Biddulph Old Hall
The name Biddulph means “By the diggings” which reflects the mining traditions of the town, and nearby Biddulph Grange houses one of the most important victorian gardens in Britain which was constructed by the Bateman family in the 1800s. The photograph below shows Biddulph Old Hall as it is today.
During the English Civil war it was destroyed by Oliver Cromwell and the Roundhead army. Cromwell and his army pursued Lord Brereton from Cheshire, he reached Biddulph Old Hall where he took refuge with the Biddulph family who lived there.

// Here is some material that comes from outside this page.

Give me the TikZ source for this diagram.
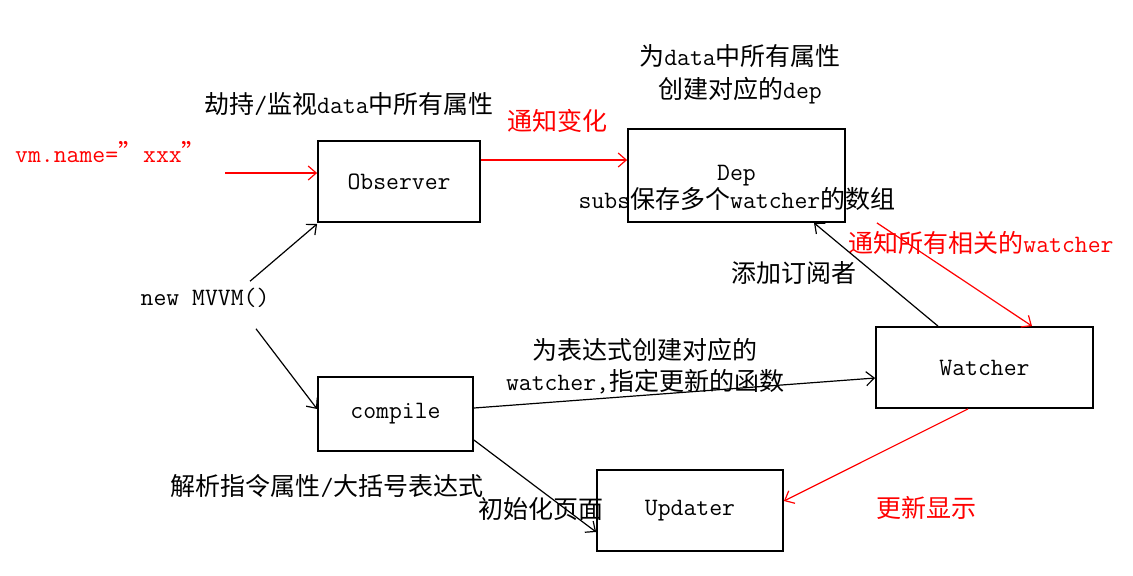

The family were then beseiged by the Roundhead army, the hall was eventually destroyed after coming under bombardment by a large canon known as Roaring Meg belonging to the Roundhead army. The Photograph below is a view of the front wall of Biddulph Old Hall which came under fire from the canon Roaring Meg. Two canon ball compressions can still be seen where they had impacted with the wall.

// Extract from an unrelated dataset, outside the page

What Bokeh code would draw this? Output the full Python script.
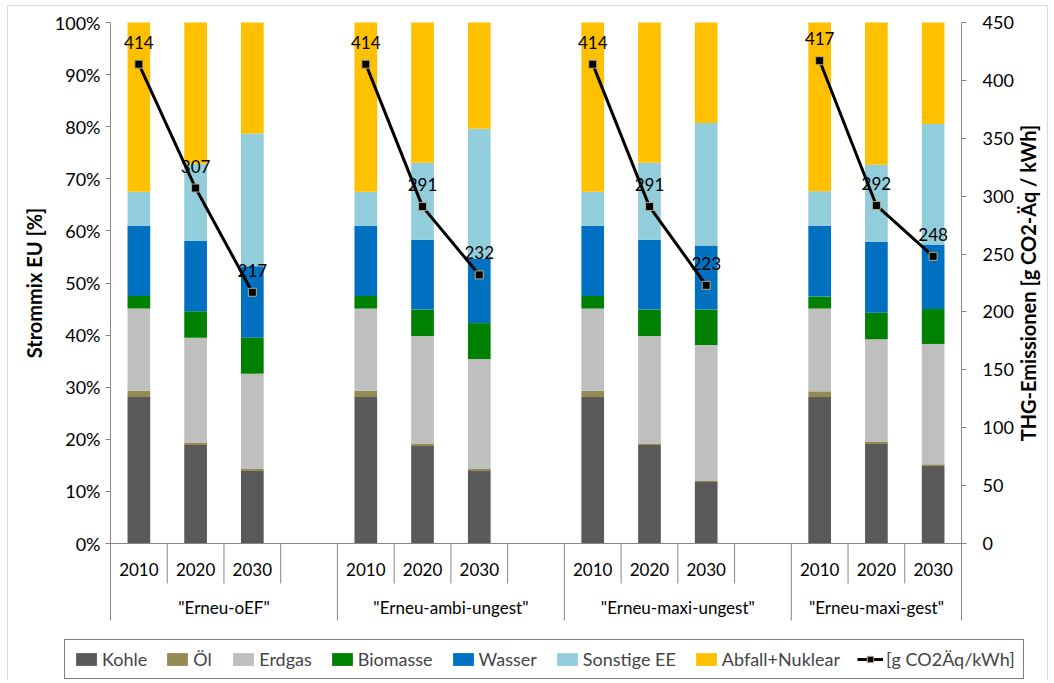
import numpy as np
from bokeh.plotting import figure
from bokeh.models import (ColumnDataSource, Range1d, LinearAxis, FixedTicker,
                          Legend, LegendItem)
from bokeh.core.properties import value
from bokeh.embed import file_html
from bokeh.resources import INLINE

# ---------------- data ----------------
groups = ['"Erneu-oEF"', '"Erneu-ambi-ungest"', '"Erneu-maxi-ungest"', '"Erneu-maxi-gest"']
years = ["2010", "2020", "2030"]
series = ["Kohle", "Öl", "Erdgas", "Biomasse", "Wasser", "Sonstige EE", "Abfall+Nuklear"]
line_label = "[g CO2Äq/kWh]"
y_title = "Strommix EU [%]"
y2_title = "THG-Emissionen [g CO2-Äq / kWh]"

# shares in % (order: group1 2010/2020/2030, group2 ..., group3 ..., group4 ...)
kohle    = [28.1, 18.9, 13.9, 28.1, 18.7, 13.9, 28.1, 18.9, 11.8, 28.1, 19.1, 14.9]
oel      = [1.2, 0.5, 0.4, 1.2, 0.5, 0.4, 1.2, 0.3, 0.2, 1.1, 0.4, 0.3]
erdgas   = [15.8, 20.1, 18.3, 15.8, 20.6, 21.1, 15.8, 20.6, 26.1, 15.9, 19.7, 23.1]
biomasse = [2.4, 5.1, 6.9, 2.4, 5.1, 6.9, 2.4, 5.1, 6.8, 2.3, 5.1, 6.7]
wasser   = [13.5, 13.5, 13.7, 13.5, 13.4, 12.4, 13.5, 13.4, 12.3, 13.6, 13.6, 12.3]
sonstige = [6.5, 14.8, 25.5, 6.5, 14.8, 24.9, 6.5, 14.8, 23.5, 6.6, 14.8, 23.2]
abfall   = [32.5, 27.1, 21.3, 32.5, 26.9, 20.4, 32.5, 26.9, 19.3, 32.4, 27.3, 19.5]
emissions = [414, 307, 217, 414, 291, 232, 414, 291, 223, 417, 292, 248]

colors = ["#595959", "#948A54", "#BFBFBF", "#008000", "#0070C0", "#92CDDC", "#FFC000"]
MARKER_EDGE = "#B5AE8A"
FONT = "Lato"
AX = "#868686"
BORDER = "#D9D9D9"

# ---------------- geometry (canvas pixels) ----------------
W, H = 1050, 680
FX0, FX1 = 110, 961        # plot area left / right
FY_TOP, FY_ZERO = 22, 543  # 100 % and 0 % rows
n_slots = 4 * (len(groups) - 1) + len(years)
ppu_x = (FX1 - FX0) / n_slots
ppu_y = (FY_ZERO - FY_TOP) / 100.0
x_start = -FX0 / ppu_x
x_end = x_start + W / ppu_x
y_end = FY_ZERO / ppu_y
y_start = -(H - FY_ZERO) / ppu_y
EM = 4.5                   # 450 g/kWh <-> 100 %


def xd(px):
    return x_start + px / ppu_x


def yd(py):
    return (FY_ZERO - py) / ppu_y


xs = []
for g in range(len(groups)):
    for j in range(len(years)):
        xs.append(4 * g + j + 0.5)

data = dict(x=xs, emis=[float(v) for v in emissions],
            lbl=[str(v) for v in emissions])
for name, vals in zip(series, [kohle, oel, erdgas, biomasse, wasser, sonstige, abfall]):
    data[name] = vals
src = ColumnDataSource(data)

p = figure(width=W, height=H, x_range=Range1d(x_start, x_end), y_range=Range1d(y_start, y_end),
           x_axis_type=None, y_axis_type=None, output_backend="svg",
           toolbar_location=None, min_border_left=0, min_border_right=0,
           min_border_top=0, min_border_bottom=0)
p.outline_line_color = None
p.background_fill_color = "white"
p.border_fill_color = "white"
p.extra_y_ranges = {"em": Range1d(y_start * EM, y_end * EM)}

# chart-area border
p.segment(x0=[xd(7), xd(7), xd(1047)], y0=[yd(5), yd(5), yd(5)],
          x1=[xd(7), xd(1047), xd(1047)], y1=[yd(H + 5), yd(5), yd(H + 5)],
          line_color=BORDER, line_width=1)

bars = p.vbar_stack(series, x="x", width=0.4, color=colors, line_color=None, source=src)

line_r, mark_r = [], []
for g in range(len(groups)):
    sl = slice(3 * g, 3 * g + 3)
    line_r.append(p.line(xs[sl], emissions[sl], y_range_name="em",
                         line_color="black", line_width=3))
    mark_r.append(p.scatter(xs[sl], emissions[sl], y_range_name="em", marker="square",
                            size=8, fill_color="black", line_color=MARKER_EDGE, line_width=1))

p.text(x="x", y="emis", text="lbl", source=src, y_range_name="em",
       text_font=value(FONT), text_font_size="17px", text_align="center",
       text_baseline="alphabetic", y_offset=-22, text_color="black")

# ---------------- value axes (fixed inside the canvas) ----------------
left = LinearAxis(ticker=FixedTicker(ticks=list(range(0, 101, 10))), bounds=(0, 100),
                  fixed_location=0,
                  major_label_overrides={t: f"{t}%" for t in range(0, 101, 10)})
right = LinearAxis(y_range_name="em", ticker=FixedTicker(ticks=list(range(0, 451, 50))),
                   bounds=(0, 450), fixed_location=n_slots)
for ax, stand in ((left, 5), (right, 16)):
    ax.axis_line_color = AX
    ax.major_tick_line_color = AX
    ax.minor_tick_line_color = None
    ax.major_tick_out = 5
    ax.major_tick_in = 0
    ax.major_label_text_font = FONT
    ax.major_label_text_font_size = "18px"
    ax.major_label_text_color = "black"
    ax.major_label_standoff = stand
p.add_layout(left, "left")
p.add_layout(right, "right")

p.text(x=[xd(33)], y=[50], text=[y_title], angle=np.pi / 2,
       text_font=value(FONT), text_font_style="bold", text_font_size="20px",
       text_align="center", text_baseline="middle", text_color="black")
p.text(x=[xd(1027)], y=[50], text=[y2_title], angle=np.pi / 2,
       text_font=value(FONT), text_font_style="bold", text_font_size="20px",
       text_align="center", text_baseline="middle", text_color="black")

# ---------------- category axis ----------------
long_b = [0] + [4 * g for g in range(1, len(groups))] + [n_slots]
short_b = [b for b in range(1, n_slots) if b not in long_b]
p.segment(x0=[0], y0=[0], x1=[n_slots], y1=[0], line_color=AX, line_width=1)
p.segment(x0=long_b, y0=[0] * len(long_b), x1=long_b, y1=[yd(620)] * len(long_b),
          line_color=AX, line_width=1)
p.segment(x0=short_b, y0=[0] * len(short_b), x1=short_b, y1=[yd(583)] * len(short_b),
          line_color=AX, line_width=1)
p.text(x=xs, y=[yd(569)] * len(xs), text=years * len(groups), text_font=value(FONT),
       text_font_size="17px", text_align="center", text_baseline="middle", text_color="black")
gx = [4 * g + 2 for g in range(len(groups) - 1)] + [4 * (len(groups) - 1) + len(years) / 2]
p.text(x=gx, y=[yd(607)] * len(gx), text=groups, text_font=value(FONT),
       text_font_size="17px", text_align="center", text_baseline="middle", text_color="black")

# ---------------- legend ----------------
items = [LegendItem(label=s, renderers=[r]) for s, r in zip(series, bars)]
items.append(LegendItem(label=line_label, renderers=[line_r[0], mark_r[0]]))
legend = Legend(items=items, orientation="horizontal", location=(64, 1),
                label_text_font=FONT, label_text_font_size="18px",
                glyph_width=26, glyph_height=16, label_standoff=3, spacing=17,
                padding=8, margin=0, label_height=16,
                border_line_color="black", border_line_width=1,
                background_fill_color="white", background_fill_alpha=1)
p.add_layout(legend, "center")

open("out.html", "w").write(file_html(p, INLINE))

The photograph below shows the possible location of a unique find that took place in the 1930s. While one of the employees of the estate was digging at the base of a wall, his spade came in contact with a large wooden box, upon opening the box he found a perfectly preserved pair of duelling pistols. They had clearly belonged to someone important as they had gold engraving on both of them. Were they Oliver Cromwell’s or perhaps Lord Brereton’s?
It is known that the workman sold the pistols to a local headmaster for 10 guineas, probably not realising their historical importance. Where the pistols are now no one knows for sure, perhaps they are in someone’s private collection never to be seen by the general public ever again! The photograph below shows the path and old entrance to Biddulph Old Hall.